Leaving out the pictures, retype all the material exactly.
start SOURCE EXCERPT
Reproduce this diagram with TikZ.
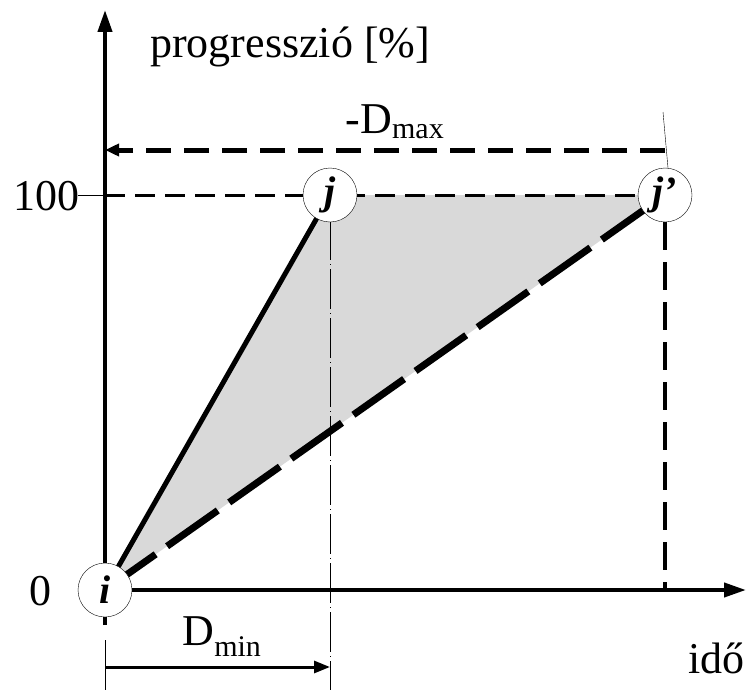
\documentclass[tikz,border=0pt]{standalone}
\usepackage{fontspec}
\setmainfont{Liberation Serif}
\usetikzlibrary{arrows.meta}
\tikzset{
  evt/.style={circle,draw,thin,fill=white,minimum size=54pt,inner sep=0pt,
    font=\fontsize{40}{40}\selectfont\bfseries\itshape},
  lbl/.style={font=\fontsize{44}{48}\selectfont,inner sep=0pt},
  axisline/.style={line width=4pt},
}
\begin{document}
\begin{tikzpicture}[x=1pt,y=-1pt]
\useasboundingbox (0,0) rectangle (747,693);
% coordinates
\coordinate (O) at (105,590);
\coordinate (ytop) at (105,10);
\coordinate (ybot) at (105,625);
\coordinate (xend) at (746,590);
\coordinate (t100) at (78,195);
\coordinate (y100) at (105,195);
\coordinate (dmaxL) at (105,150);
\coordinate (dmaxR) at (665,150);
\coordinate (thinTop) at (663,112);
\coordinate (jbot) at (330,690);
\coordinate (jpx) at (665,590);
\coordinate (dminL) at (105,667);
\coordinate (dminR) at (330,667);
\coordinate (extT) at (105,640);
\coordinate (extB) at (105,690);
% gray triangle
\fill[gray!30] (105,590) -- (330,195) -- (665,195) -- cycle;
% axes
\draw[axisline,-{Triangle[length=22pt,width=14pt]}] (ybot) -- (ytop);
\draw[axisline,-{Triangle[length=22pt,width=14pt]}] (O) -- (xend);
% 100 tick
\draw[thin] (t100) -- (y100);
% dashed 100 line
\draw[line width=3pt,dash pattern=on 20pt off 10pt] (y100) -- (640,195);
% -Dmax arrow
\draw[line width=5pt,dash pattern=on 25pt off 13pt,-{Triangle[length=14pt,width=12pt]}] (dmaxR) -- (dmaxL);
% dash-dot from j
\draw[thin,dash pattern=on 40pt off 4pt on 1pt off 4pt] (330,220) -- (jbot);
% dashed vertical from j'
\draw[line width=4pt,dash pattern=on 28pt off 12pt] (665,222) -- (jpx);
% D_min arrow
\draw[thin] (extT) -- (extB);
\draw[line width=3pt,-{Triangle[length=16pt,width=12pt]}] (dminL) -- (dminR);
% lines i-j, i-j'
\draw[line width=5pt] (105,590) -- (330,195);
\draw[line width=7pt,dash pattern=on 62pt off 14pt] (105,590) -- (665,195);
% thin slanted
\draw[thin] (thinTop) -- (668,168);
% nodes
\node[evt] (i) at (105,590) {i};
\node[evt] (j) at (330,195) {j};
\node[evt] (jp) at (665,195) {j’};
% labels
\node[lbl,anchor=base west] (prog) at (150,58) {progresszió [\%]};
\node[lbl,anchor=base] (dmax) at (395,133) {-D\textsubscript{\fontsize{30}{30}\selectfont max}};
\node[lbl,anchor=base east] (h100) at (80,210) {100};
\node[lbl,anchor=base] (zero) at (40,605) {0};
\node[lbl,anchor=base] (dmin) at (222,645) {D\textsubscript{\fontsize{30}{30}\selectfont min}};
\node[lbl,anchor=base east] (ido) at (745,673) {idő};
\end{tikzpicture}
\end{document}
end SOURCE EXCERPT
→ **IN RESPONSE**:
Reproduce this diagram with TikZ.
\documentclass[tikz,border=0pt]{standalone}
\usepackage{fontspec}
\setmainfont{Liberation Serif}
\usetikzlibrary{arrows.meta}
\tikzset{
  evt/.style={circle,draw,thin,fill=white,minimum size=54pt,inner sep=0pt,
    font=\fontsize{40}{40}\selectfont\bfseries\itshape},
  lbl/.style={font=\fontsize{44}{48}\selectfont,inner sep=0pt},
  axisline/.style={line width=4pt},
}
\begin{document}
\begin{tikzpicture}[x=1pt,y=-1pt]
\useasboundingbox (0,0) rectangle (747,693);
% coordinates
\coordinate (O) at (105,590);
\coordinate (ytop) at (105,10);
\coordinate (ybot) at (105,625);
\coordinate (xend) at (746,590);
\coordinate (t100) at (78,195);
\coordinate (y100) at (105,195);
\coordinate (dmaxL) at (105,150);
\coordinate (dmaxR) at (665,150);
\coordinate (thinTop) at (663,112);
\coordinate (jbot) at (330,690);
\coordinate (jpx) at (665,590);
\coordinate (dminL) at (105,667);
\coordinate (dminR) at (330,667);
\coordinate (extT) at (105,640);
\coordinate (extB) at (105,690);
% gray triangle
\fill[gray!30] (105,590) -- (330,195) -- (665,195) -- cycle;
% axes
\draw[axisline,-{Triangle[length=22pt,width=14pt]}] (ybot) -- (ytop);
\draw[axisline,-{Triangle[length=22pt,width=14pt]}] (O) -- (xend);
% 100 tick
\draw[thin] (t100) -- (y100);
% dashed 100 line
\draw[line width=3pt,dash pattern=on 20pt off 10pt] (y100) -- (640,195);
% -Dmax arrow
\draw[line width=5pt,dash pattern=on 25pt off 13pt,-{Triangle[length=14pt,width=12pt]}] (dmaxR) -- (dmaxL);
% dash-dot from j
\draw[thin,dash pattern=on 40pt off 4pt on 1pt off 4pt] (330,220) -- (jbot);
% dashed vertical from j'
\draw[line width=4pt,dash pattern=on 28pt off 12pt] (665,222) -- (jpx);
% D_min arrow
\draw[thin] (extT) -- (extB);
\draw[line width=3pt,-{Triangle[length=16pt,width=12pt]}] (dminL) -- (dminR);
% lines i-j, i-j'
\draw[line width=5pt] (105,590) -- (330,195);
\draw[line width=7pt,dash pattern=on 62pt off 14pt] (105,590) -- (665,195);
% thin slanted
\draw[thin] (thinTop) -- (668,168);
% nodes
\node[evt] (i) at (105,590) {i};
\node[evt] (j) at (330,195) {j};
\node[evt] (jp) at (665,195) {j’};
% labels
\node[lbl,anchor=base west] (prog) at (150,58) {progresszió [\%]};
\node[lbl,anchor=base] (dmax) at (395,133) {-D\textsubscript{\fontsize{30}{30}\selectfont max}};
\node[lbl,anchor=base east] (h100) at (80,210) {100};
\node[lbl,anchor=base] (zero) at (40,605) {0};
\node[lbl,anchor=base] (dmin) at (222,645) {D\textsubscript{\fontsize{30}{30}\selectfont min}};
\node[lbl,anchor=base east] (ido) at (745,673) {idő};
\end{tikzpicture}
\end{document}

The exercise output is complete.